Sveto Letica (4 April 1926 – 6 November 2001) was a Croatian admiral, and the first commander of the Croatian Navy.

==Biography==
Letica was born in 1926 in Podgora, where he was involved in creating a Partisan Navy in 1942. He graduated at the Naval and War Academy. For 20 years he served on different warships of the Yugoslav Navy. He was Fleet commander, he was chief of a naval region, and before his retirement he served in Generalštab of JNA. He retired in 1986 with the rank of Vice Admiral of the JNA. By decree of the President of the Presidency of the SFRY from September 1986, he was retroactively promoted to the rank of admiral. The long-time experience of Letica was precious for Croatia when the Croatian Navy was established in 1991. On 12 September 1991, the President of the Republic, Franjo Tuđman, named him Commander of the Croatian Navy. He served as supreme navy commander until his second retirement on 1 June 1996. He was retired by decision of the President. In September 1991 he was confirmed rank of Admiral, and in March 1996 promoted in rank of Fleet Admiral (admiral flote).
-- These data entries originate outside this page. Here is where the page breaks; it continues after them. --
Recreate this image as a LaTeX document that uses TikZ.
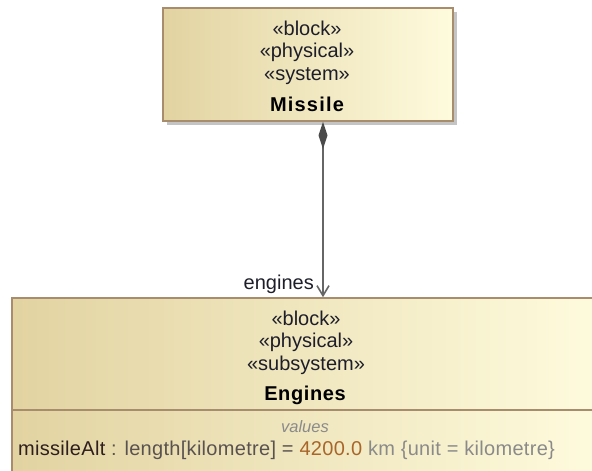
\documentclass[tikz,border=0pt]{standalone}
\usepackage{fontspec}
\setmainfont{Liberation Sans}
\usetikzlibrary{arrows.meta,calc}

\definecolor{blockleft}{HTML}{E2D3A1}
\definecolor{blockright}{HTML}{FEFBDD}
\definecolor{blockedge}{HTML}{A88C6E}
\definecolor{shadowgray}{HTML}{C4C4C4}
\definecolor{linkgray}{HTML}{666666}
\definecolor{diamondgray}{HTML}{4A4A4A}
\definecolor{stereotext}{HTML}{1E1E2A}
\definecolor{attrname}{HTML}{2E1E1E}
\definecolor{attrtype}{HTML}{5A5250}
\definecolor{attrvalue}{HTML}{A8662A}
\definecolor{attrunit}{HTML}{8A8A8A}

\tikzset{
  x=1pt, y=-1pt,
  block/.style={rectangle, draw=blockedge, line width=1.6pt,
    left color=blockleft, right color=blockright, inner sep=0pt},
  shadowbox/.style={fill=shadowgray},
  stereo/.style={font=\fontsize{20}{23}\selectfont, text=stereotext,
    anchor=base, inner sep=0pt},
  blockname/.style={font=\fontsize{20}{23}\selectfont\bfseries, text=black,
    anchor=base, inner sep=0pt},
  compartment/.style={font=\fontsize{16.5}{18}\selectfont\itshape, text=attrunit,
    anchor=base, inner sep=0pt},
  attr/.style={font=\fontsize{20}{23}\selectfont\addfontfeature{LetterSpace=1.5},
    anchor=base west, inner sep=0pt},
  composition/.style={draw=linkgray, line width=1.6pt,
    {Diamond[length=27pt,width=9pt,fill=diamondgray,color=diamondgray]}-{Straight Barb[length=10pt,width=12pt,color=linkgray]}},
  rolelabel/.style={font=\fontsize{20}{23}\selectfont, text=stereotext,
    anchor=base east, inner sep=0pt}
}

\begin{document}
\begin{tikzpicture}
\useasboundingbox (0,0) rectangle (592,471);
\clip (0,0) rectangle (592,471);
\fill[white] (0,0) rectangle (592,471);

% Missile block with its drop shadow
\fill[shadowbox] (167,12) rectangle (457,125);
\node[block, minimum width=290pt, minimum height=113pt] (missile) at (308,64.5) {};
\node[stereo] (m1) at (307,35) {«block»};
\node[stereo] (m2) at (307,57.5) {«physical»};
\node[stereo] (m3) at (307,80) {«system»};
\node[blockname] (m4) at (307,111) {\addfontfeature{LetterSpace=6}Missile};

% Engines block, running past the right and lower edges
\node[block, minimum width=588pt, minimum height=190pt] (engines) at (306,393) {};
\draw[blockedge, line width=1.6pt] (engines.west |- 0,410) -- (engines.east |- 0,410);
\node[stereo] (e1) at (306,325) {«block»};
\node[stereo] (e2) at (306,347.5) {«physical»};
\node[stereo] (e3) at (306,370) {«subsystem»};
\node[blockname] (e4) at (305,400) {\addfontfeature{LetterSpace=3}Engines};
\node[compartment] (vals) at (305,432) {values};
\node[attr] (alt) at (18,455) {\textcolor{attrname}{missileAlt}\textcolor{attrtype}{\ : length[kilometre] =\ }\textcolor{attrvalue}{4200.0}\textcolor{attrunit}{\ km \{unit = kilometre\}}};

% Composite association Missile -> Engines
\draw[composition] ([xshift=15pt]missile.south) -- ([xshift=15pt]missile.south |- engines.north);
\node[rolelabel] (role) at (314,289) {engines};
\end{tikzpicture}
\end{document}
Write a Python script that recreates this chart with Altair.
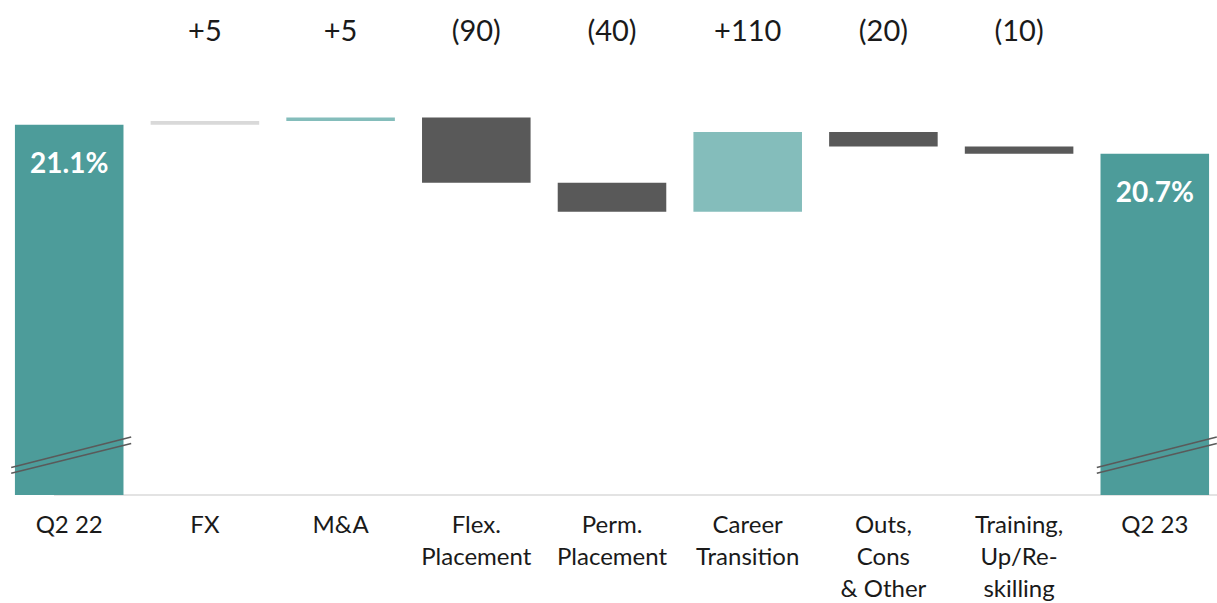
import altair as alt
import pandas as pd

# Margin bridge, in basis points
categories = ["Q2 22", "FX", "M&A", "Flex.\nPlacement", "Perm.\nPlacement",
              "Career\nTransition", "Outs,\nCons\n& Other",
              "Training,\nUp/Re-\nskilling", "Q2 23"]
kinds = ["total", "fx", "up", "down", "down", "up", "down", "down", "total"]
start_bps = 2110
deltas = [5, 5, -90, -40, 110, -20, -10]

FONT = "Lato"
TEAL = "#4d9c9a"
LIGHT_TEAL = "#84bdbb"
DARK = "#595959"
GREY = "#d9d9d9"

# Build the floating-bar table
rows = []
level = start_bps
rows.append(dict(cat=categories[0], kind=kinds[0], lo=1599, hi=level,
                 top=None, inside=f"{level/100:.1f}%"))
for c, k, d in zip(categories[1:-1], kinds[1:-1], deltas):
    new = level + d
    lbl = f"+{d}" if d > 0 else f"({-d})"
    rows.append(dict(cat=c, kind=k, lo=min(level, new), hi=max(level, new),
                     top=lbl, inside=None))
    level = new
rows.append(dict(cat=categories[-1], kind=kinds[-1], lo=1599, hi=level,
                 top=None, inside=f"{level/100:.1f}%"))
df = pd.DataFrame(rows)

x = alt.X("cat:N", sort=categories,
          scale=alt.Scale(range=[0, 1224], paddingInner=0.2, paddingOuter=0.11),
          axis=alt.Axis(title=None, labelAngle=0, ticks=False, domain=False,
                        labelFont=FONT, labelFontSize=24, labelColor="#1a1a1a",
                        labelPadding=18, labelBaseline="top", labelLineHeight=32,
                        labelExpr="split(datum.label, '\\n')",
                        labelOverlap=False, labelBound=False, labelFlush=False))
y_scale = alt.Scale(domain=[1599, 2282], nice=False, zero=False)
y = alt.Y("lo:Q", scale=y_scale, axis=None)

base = alt.Chart(df)

baseline = alt.Chart(pd.DataFrame({"v": [1599]})).mark_rule(
    color="#e3e3e3", strokeWidth=2
).encode(y=alt.Y("v:Q", scale=y_scale, axis=None),
         x=alt.value(54), x2=alt.value(1217))

bars = base.mark_bar().encode(
    x=x, y=y, y2="hi:Q",
    color=alt.Color("kind:N", legend=None,
                    scale=alt.Scale(domain=["total", "fx", "up", "down"],
                                    range=[TEAL, GREY, LIGHT_TEAL, DARK])),
)

# Axis-break marks across the total bars
breaks = base.transform_filter("datum.kind == 'total'").transform_calculate(
    a1="1637", b1="1679", a2="1629", b2="1670"
)
break1 = breaks.mark_rule(color="#5a5a5a", strokeWidth=1.5,
                          xOffset=-58, x2Offset=62).encode(
    x=x, x2="cat:N", y=alt.Y("a1:Q", scale=y_scale, axis=None), y2="b1:Q")
break2 = breaks.mark_rule(color="#5a5a5a", strokeWidth=1.5,
                          xOffset=-58, x2Offset=62).encode(
    x=x, x2="cat:N", y=alt.Y("a2:Q", scale=y_scale, axis=None), y2="b2:Q")

inside = base.transform_filter("datum.kind == 'total'").mark_text(
    font=FONT, fontSize=28, fontWeight="bold", color="white",
    baseline="middle", dy=40
).encode(x=x, y=alt.Y("hi:Q", scale=y_scale, axis=None), text="inside:N")

top = base.transform_filter("datum.kind != 'total'").mark_text(
    font=FONT, fontSize=29, color="#1a1a1a", baseline="middle"
).encode(x=x, y=alt.value(32), text="top:N")

chart = alt.layer(baseline, bars, break1, break2, inside, top).properties(
    width=1217, height=495,
    autosize=alt.AutoSizeParams(type="none"),
    padding={"left": 0, "top": 0, "right": 0, "bottom": 108},
).configure_view(stroke=None)

chart.save("out.html", embed_options={"renderer": "svg", "actions": False})
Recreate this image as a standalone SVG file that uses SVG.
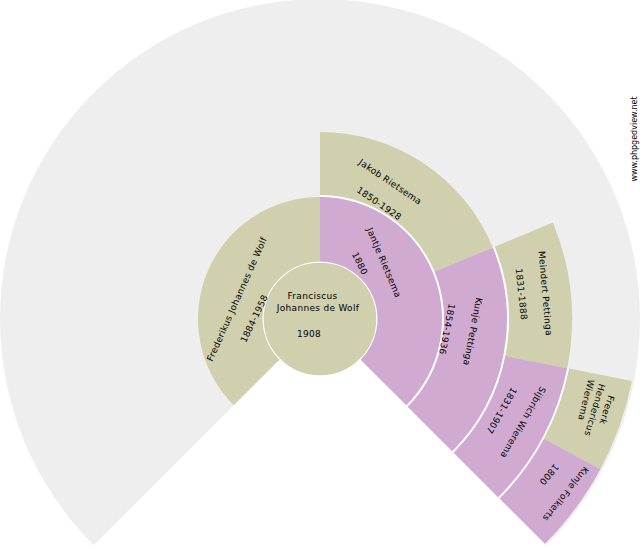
<svg xmlns="http://www.w3.org/2000/svg" width="640" height="550" viewBox="0 0 640 550">
<style>
.m{fill:#D0D0AE}
.f{fill:#D0AAD0}
.sep{fill:none;stroke:#FFFFFF;stroke-width:1.5}
text{font-family:"DejaVu Sans","Liberation Sans",sans-serif;font-size:9px;fill:#000;text-anchor:middle;letter-spacing:0.3px}
.wm{font-size:8px;letter-spacing:0}
</style>
<rect width="640" height="550" fill="#FFFFFF"/>
<path id="background" d="M320,319 L93.73,545.27 A320,320 0 1 1 546.27,545.27 Z" fill="#EEEEEE"/>
<g id="node-franciscus">
<circle class="m" cx="320" cy="319" r="57" stroke="#FFFFFF" stroke-width="1.5"/>
<text x="312.5" y="299">Franciscus</text>
<text x="318" y="310.5">Johannes de Wolf</text>
<text x="309" y="336.5">1908</text>
</g>
<g id="node-frederikus">
<path class="m" d="M233.73,405.27 A122,122 0 0 1 320,197 L320,261.5 A57.5,57.5 0 0 0 279.34,359.66 Z"/>
<text transform="translate(236.7,299) rotate(-66)" y="3.3">Frederikus Johannes de Wolf</text>
<text transform="translate(254,318.5) rotate(-64.5)" y="3.3">1884-1958</text>
</g>
<g id="node-jantje">
<path class="f" d="M320,197 A122,122 0 0 1 406.27,405.27 L360.66,359.66 A57.5,57.5 0 0 0 320,261.5 Z"/>
<text transform="translate(384.2,262.5) rotate(67)" y="3.3">Jantje Rietsema</text>
<text transform="translate(360,263.3) rotate(64)" y="3.3">1880</text>
</g>
<g id="node-jakob">
<path class="m" d="M320,132 A187,187 0 0 1 492.77,247.44 L434.56,271.55 A124,124 0 0 0 320,195 Z"/>
<path class="sep" d="M320,196 A123,123 0 0 1 433.64,271.93"/>
<text transform="translate(390.5,181.7) rotate(34)" y="3.3">Jakob Rietsema</text>
<text transform="translate(379.2,203.3) rotate(34)" y="3.3">1850-1928</text>
</g>
<g id="node-kunje-pettinga">
<path class="f" d="M492.77,247.44 A187,187 0 0 1 452.23,451.23 L407.68,406.68 A124,124 0 0 0 434.56,271.55 Z"/>
<path class="sep" d="M433.64,271.93 A123,123 0 0 1 406.97,405.97"/>
<text transform="translate(473,331.7) rotate(101)" y="3.3">Kunje Pettinga</text>
<text transform="translate(447.2,329.2) rotate(101)" y="3.3">1854-1936</text>
</g>
<g id="node-meindert">
<path class="m" d="M552.82,222.56 A252,252 0 0 1 567.16,368.17 L505.37,355.87 A189,189 0 0 0 494.62,246.67 Z"/>
<path class="sep" d="M493.69,247.05 A188,188 0 0 1 504.39,355.68"/>
<text transform="translate(545.5,293.3) rotate(85)" y="3.3">Meindert Pettinga</text>
<text transform="translate(521.7,294.2) rotate(84)" y="3.3">1831-1888</text>
</g>
<g id="node-sijbrich">
<path class="f" d="M567.16,368.17 A252,252 0 0 1 498.19,497.19 L453.64,452.64 A189,189 0 0 0 505.37,355.87 Z"/>
<path class="sep" d="M504.39,355.68 A188,188 0 0 1 452.94,451.94"/>
<text transform="translate(523.3,422.5) rotate(120)" y="3.3">Sijbrich Wierema</text>
<text transform="translate(501.7,410.8) rotate(120)" y="3.3">1831-1907</text>
</g>
<g id="node-freerk">
<path class="m" d="M631.89,381.04 A318,318 0 0 1 600.44,468.91 L544,438.74 A254,254 0 0 0 569.12,368.56 Z"/>
<path class="sep" d="M568.14,368.36 A253,253 0 0 1 543.12,438.27"/>
<text transform="translate(607,410) rotate(108)" y="3.3">Freerk</text>
<text transform="translate(595,410) rotate(106)" y="3.3">Hendericus</text>
<text transform="translate(586.3,400) rotate(104)" y="3.3">Wierema</text>
</g>
<g id="node-kunje-folkerts">
<path class="f" d="M600.44,468.91 A318,318 0 0 1 544.86,543.86 L499.6,498.6 A254,254 0 0 0 544,438.74 Z"/>
<path class="sep" d="M543.12,438.27 A253,253 0 0 1 498.9,497.9"/>
<text transform="translate(565.7,494.2) rotate(129)" y="3.3">Kunje Folkerts</text>
<text transform="translate(549.2,474.7) rotate(130)" y="3.3">1800</text>
</g>
<g id="connectors"/>
<text class="wm" transform="translate(636.5,139) rotate(-90)">www.phpgedview.net</text>
</svg>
Sveto Letica is buried in Lovrinac graveyard in Split.

==Career summary==

===Duties===
- Commander of Croatian Navy - 12 September 1991 - 1 June 1996

===Ranks===
====SFRY====
- Rear Admiral (December 1974)
- Vice Admiral (December 1978)
- Admiral (September 1986)

====Croatia====
- Fleet Admiral (March 1996)

===Decorations===
- Order of Duke Trpimir
- Order of Duke Domagoj
- Order of Ban Jelačić
- Order of Croatian Trefoil
- Order of Croatian Wattle
- Commemorative Medal of the Homeland War
- Commemorative Medal of the Homeland's Gratitude.